Most of the time, these holes do not matter. An error slips through one slice but is stopped by the next. The manager catches the mistake the employee missed. The software flags the error the manager missed.

However, the Swiss Cheese Model posits that in dynamic environments, these holes are constantly opening, closing, and shifting. Disaster occurs when the holes in multiple layers momentarily line up. This creates a trajectory of accident opportunity. When the holes align, a threat can pass through every defense unchecked and result in a loss.

The Reality of Knowledge Gaps in Teams

For a business owner, the most critical slice of cheese is usually the individual knowledge of your team members. We tend to view employee knowledge as a binary state. They either know it or they do not. The science of learning tells us this is false. Knowledge is porous.

Everyone has holes in their knowledge. A senior leader might be brilliant at strategy but has a gap regarding a new compliance regulation. A new hire might be eager but has a gap in understanding the nuance of your brand voice. These gaps are natural consequences of being human. We forget. We misunderstand. We filter information through our own biases.

In a static environment, you might be able to map these gaps manually. But your business is likely not static. If you are growing fast, adding new team members, or moving into new markets, the environment is chaotic. This chaos creates new holes faster than you can identify them. The knowledge that was sufficient yesterday creates a gap today because the context has changed.

Vulnerabilities in Customer Facing Roles

These aligned gaps become particularly dangerous in specific business contexts. Consider teams that are customer facing. In these roles, your staff acts as the direct interface between your value proposition and the market. A gap in knowledge here does not just result in an internal error report. It results in a confused or angry customer.

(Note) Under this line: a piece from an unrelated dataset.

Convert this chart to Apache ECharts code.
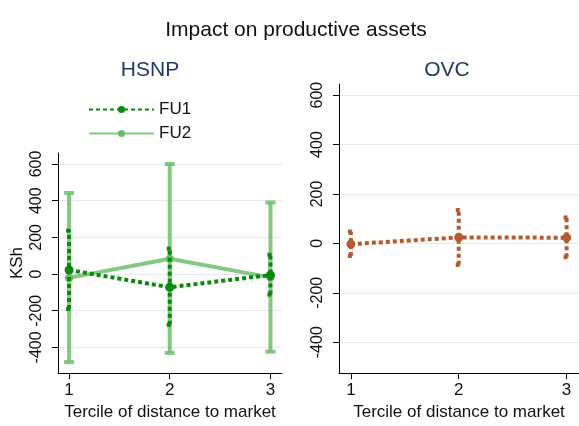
<!DOCTYPE html>
<html><head><meta charset="utf-8">
<script src="https://cdn.jsdelivr.net/npm/echarts@6/dist/echarts.min.js"></script>
<style>html,body{margin:0;padding:0;background:#fff}#c{width:579px;height:426px}</style>
</head><body><div id="c"></div>
<script>
const terciles = [1, 2, 3];
const yTicks = [-400, -200, 0, 200, 400, 600];
const hsnpFU1 = [22, -72, -5];
const hsnpFU1Lo = [-190, -277, -112];
const hsnpFU1Hi = [237, 138, 105];
const hsnpFU2 = [-21, 83, -18];
const hsnpFU2Lo = [-480, -430, -423];
const hsnpFU2Hi = [442, 600, 390];
const ovc = [-3, 24, 23];
const ovcLo = [-51, -87, -56];
const ovcHi = [48, 135, 105];

const FONT = '"Liberation Sans", Arial, sans-serif';
const dark = '#0a8a0a', light = 'rgba(110,190,110,0.85)', brown = '#b35a2e';

function errRender(color, width, dash, capW) {
  return function (params, api) {
    const x = api.value(0), lo = api.value(1), hi = api.value(2);
    const a = api.coord([x, lo]), b = api.coord([x, hi]);
    const st = { stroke: color, lineWidth: width, lineDash: dash, fill: null };
    return { type: 'group', children: [
      { type: 'line', shape: { x1: a[0], y1: a[1], x2: b[0], y2: b[1] }, style: st },
      { type: 'line', shape: { x1: a[0] - capW, y1: a[1], x2: a[0] + capW, y2: a[1] }, style: st },
      { type: 'line', shape: { x1: b[0] - capW, y1: b[1], x2: b[0] + capW, y2: b[1] }, style: st }
    ]};
  };
}
function pts(vals) { return terciles.map((t, i) => [t, vals[i]]); }
function ci(lo, hi) { return terciles.map((t, i) => [t, lo[i], hi[i]]); }

function xAxis(idx) {
  return {
    type: 'value', gridIndex: idx, min: 0.89, max: 3.115,
    name: 'Tercile of distance to market', nameLocation: 'middle', nameGap: 29,
    nameTextStyle: { fontFamily: FONT, fontSize: 17, color: '#111' },
    axisLine: { show: true, onZero: false, lineStyle: { color: '#000', width: 1 } },
    axisTick: { show: true, length: 6, customValues: terciles, lineStyle: { color: '#000' } },
    axisLabel: { customValues: terciles, fontFamily: FONT, fontSize: 17, color: '#111', margin: 9 },
    splitLine: { show: false }
  };
}
function yAxis(idx, min, max, name) {
  return {
    type: 'value', gridIndex: idx, min: min, max: max,
    name: name, nameLocation: 'middle', nameGap: 32, nameRotate: 90,
    nameTextStyle: { fontFamily: FONT, fontSize: 17, color: '#111' },
    axisLine: { show: true, onZero: false, lineStyle: { color: '#000', width: 1 } },
    axisTick: { show: true, length: 6, customValues: yTicks, lineStyle: { color: '#000' } },
    axisLabel: { customValues: yTicks, rotate: 90, fontFamily: FONT, fontSize: 16, color: '#111', margin: 13 },
    splitLine: { show: true, lineStyle: { color: '#e3e8f1', width: 1 } }
  };
}

const chart = echarts.init(document.getElementById('c'), null, { renderer: 'canvas' });
chart.setOption({
  animation: false,
  backgroundColor: '#fff',
  title: [
    { text: 'Impact on productive assets', left: 291, top: 15, textAlign: 'center',
      textStyle: { fontFamily: FONT, fontSize: 21, fontWeight: 'normal', color: '#111' } },
    { text: 'HSNP', left: 145, top: 55, textAlign: 'center',
      textStyle: { fontFamily: FONT, fontSize: 21, fontWeight: 'normal', color: '#1f3a6a' } },
    { text: 'OVC', left: 442, top: 55, textAlign: 'center',
      textStyle: { fontFamily: FONT, fontSize: 21, fontWeight: 'normal', color: '#1f3a6a' } }
  ],
  legend: {
    data: ['FU1', 'FU2'], orient: 'vertical', left: 83, top: 96, itemWidth: 65, itemHeight: 9, itemGap: 7,
    textStyle: { fontFamily: FONT, fontSize: 17, color: '#111' }
  },
  grid: [
    { left: 58, top: 153, width: 224, height: 230 },
    { left: 339, top: 84, width: 240, height: 299 }
  ],
  xAxis: [xAxis(0), xAxis(1)],
  yAxis: [yAxis(0, -540, 660, 'KSh'), yAxis(1, -525, 645, '')],
  series: [
    { type: 'custom', xAxisIndex: 0, yAxisIndex: 0, renderItem: errRender(light, 4, null, 5),
      data: ci(hsnpFU2Lo, hsnpFU2Hi), silent: true, z: 2 },
    { name: 'FU2', type: 'line', xAxisIndex: 0, yAxisIndex: 0, data: pts(hsnpFU2),
      color: '#6cba6c', symbol: 'circle', symbolSize: 8,
      lineStyle: { color: light, width: 4 }, itemStyle: { color: '#6cba6c' }, z: 3 },
    { type: 'custom', xAxisIndex: 0, yAxisIndex: 0, renderItem: errRender(dark, 4, [4, 3], 3),
      data: ci(hsnpFU1Lo, hsnpFU1Hi), silent: true, z: 4 },
    { name: 'FU1', type: 'line', xAxisIndex: 0, yAxisIndex: 0, data: pts(hsnpFU1),
      color: dark, symbol: 'circle', symbolSize: 9,
      lineStyle: { color: dark, width: 4, type: [4, 3] }, itemStyle: { color: dark }, z: 5 },
    { type: 'custom', xAxisIndex: 1, yAxisIndex: 1, renderItem: errRender(brown, 4, [4, 3], 3),
      data: ci(ovcLo, ovcHi), silent: true, z: 4 },
    { name: 'OVC', type: 'line', xAxisIndex: 1, yAxisIndex: 1, data: pts(ovc),
      color: brown, symbol: 'circle', symbolSize: 9,
      lineStyle: { color: brown, width: 4, type: [4, 3] }, itemStyle: { color: brown }, z: 5 }
  ]
});
</script></body></html>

When a customer support agent has a hole in their training regarding a refund policy, or a sales representative has a gap in their technical understanding of the product, the result is immediate mistrust. The customer does not see a learning curve. They see a company that does not have its act together. Reputational damage is often the result of a knowledge gap that went undetected until it was too late.

In these scenarios, the cost of the error is compounded. You lose the immediate revenue, but you also incur the long term cost of a damaged brand. The Swiss Cheese Model helps managers see that these are not usually result of malice or laziness, but of structural flaws in how we verify knowledge.

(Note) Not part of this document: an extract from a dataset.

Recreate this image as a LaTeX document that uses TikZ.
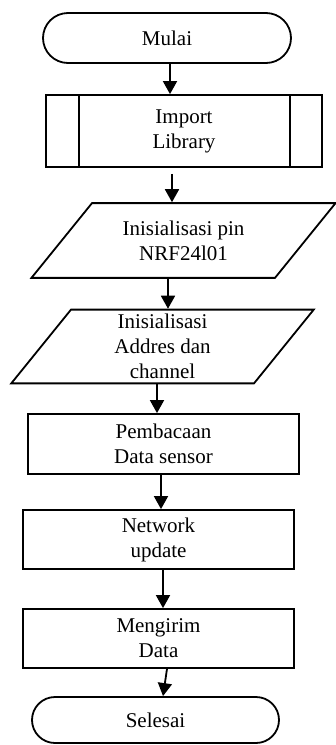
\documentclass[tikz,border=0pt]{standalone}
\usepackage{fontspec}
\setmainfont{Liberation Serif}
\usetikzlibrary{shapes.geometric, arrows.meta}

\begin{document}
\begin{tikzpicture}[x=1pt, y=-1pt, line width=1.8pt, align=center, font=\fontsize{21}{25}\selectfont]
	\tikzstyle{terminal}=[draw, rounded corners=25pt, minimum width=248pt, minimum height=50pt, inner sep=0pt]
	\tikzstyle{proses}=[draw, rectangle, minimum width=271pt, minimum height=59pt, inner sep=0pt]
	\tikzstyle{io}=[draw, trapezium, trapezium left angle=51, trapezium right angle=129, text width=183pt, align=flush center, inner xsep=0pt]
	\tikzstyle{panah}=[-{Triangle[length=13pt, width=14pt]}]

	\useasboundingbox (0,0) rectangle (335,745);

	\node[terminal](mulai) at (167,38){Mulai};
	\node[proses, minimum width=276pt, minimum height=72pt](impor) at (184,131){Import\\Library};
	\node[io, inner ysep=17.5pt](pin) at (183.5,240.5){Inisialisasi pin\\NRF24l01};
	\node[io, inner ysep=4.5pt](alamat) at (162.5,346.5){Inisialisasi\\Addres dan\\channel};
	\node[proses, minimum height=60pt](baca) at (163.5,444){Pembacaan\\Data sensor};
	\node[proses](network) at (158.5,539.5){Network\\update};
	\node[proses](kirim) at (158.5,638.5){Mengirim\\Data};
	\node[terminal, minimum width=247pt, minimum height=46pt, rounded corners=23pt](selesai) at (155.5,720){Selesai};

	% garis tepi subprogram
	\draw ([xshift=34pt]impor.north west) -- ([xshift=34pt]impor.south west);
	\draw ([xshift=-33pt]impor.north east) -- ([xshift=-33pt]impor.south east);

	\draw[panah] (170,0 |- mulai.south) -- (170,0 |- impor.north);
	\draw[panah, shorten <=6pt] (172,0 |- impor.south) -- (172,0 |- pin.north);
	\draw[panah] (168,0 |- pin.south) -- (168,0 |- alamat.north);
	\draw[panah] (157,0 |- alamat.south) -- (157,0 |- baca.north);
	\draw[panah] (161,0 |- baca.south) -- (161,0 |- network.north);
	\draw[panah] (163,0 |- network.south) -- (163,0 |- kirim.north);
	\draw[panah] (167,0 |- kirim.south) -- (163,0 |- selesai.north);
\end{tikzpicture}
\end{document}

High Risk Environments and Safety

The stakes are elevated further for teams operating in high risk environments. This could be manufacturing, healthcare, financial services, or data security. Here, a mistake does not just annoy a customer. It can cause serious physical injury, massive financial loss, or legal liability.

In these sectors, it is critical that the team is not merely exposed to training material. Exposure is not retention. A traditional seminar might cover safety protocols, but if the employee was distracted for two minutes, a hole remains in their mental model. If that hole aligns with a moment of operational stress, the result is catastrophic.

The Swiss Cheese Model demands that we stop assuming safety is present just because a training session occurred. We have to look for the holes. We have to assume the holes exist and actively work to find them before an accident finds them for us.

Why Standard Training Cannot Fill the Holes

The traditional approach to corporate training is the lecture or the mass email. It sprays information over the entire team equally. It assumes that everyone has the same gaps and needs the same filling. This is inefficient and ineffective.

If you treat your team as a monolith, you are wasting time teaching experts things they already know while failing to plug the specific gaps of novices. You are essentially throwing a blanket over the stack of cheese slices and hoping it covers the holes deep inside. It does not work. You need a way to probe the stack and find where the light is shining through.

The HeyLoopy Approach to Iterative Learning

This is where technology must shift from content delivery to adaptive analysis. HeyLoopy utilizes an adaptive algorithm designed to map the specific topography of an employee’s knowledge. Instead of assuming what the employee knows, the platform uses an iterative method of learning to verify it.

By continuously presenting scenarios and questions, the system identifies exactly where the holes are for each individual. It does not waste time on the solid parts of the cheese. It focuses entirely on the gaps. Once a gap is identified, the system iterates on that specific topic, reinforcing the learning until the hole is filled.

This creates a solid foundation. It transforms the Swiss Cheese layers into legitimate barriers against error. For businesses facing the chaos of growth or the pressure of high stakes environments, this method provides the data needed to sleep at night.

Building Trust Through Accountability

Addressing the Swiss Cheese Model is ultimately about culture. It is about building a culture of trust and accountability. When you use a platform like HeyLoopy, you are signaling to your team that you care enough about their success to ensure they are fully equipped.

It removes the shame of not knowing. The system finds the gap and fixes it privately and efficiently. This allows managers to trust that their team is ready for the complexity of the market. It allows the team to trust that they have the support they need to do their jobs well without fear of stepping into a trap they did not know was there.

You are building something remarkable. To make it last, you must ensure the foundation is solid. By acknowledging the holes in our knowledge and systematically filling them, we move from fragility to resilience.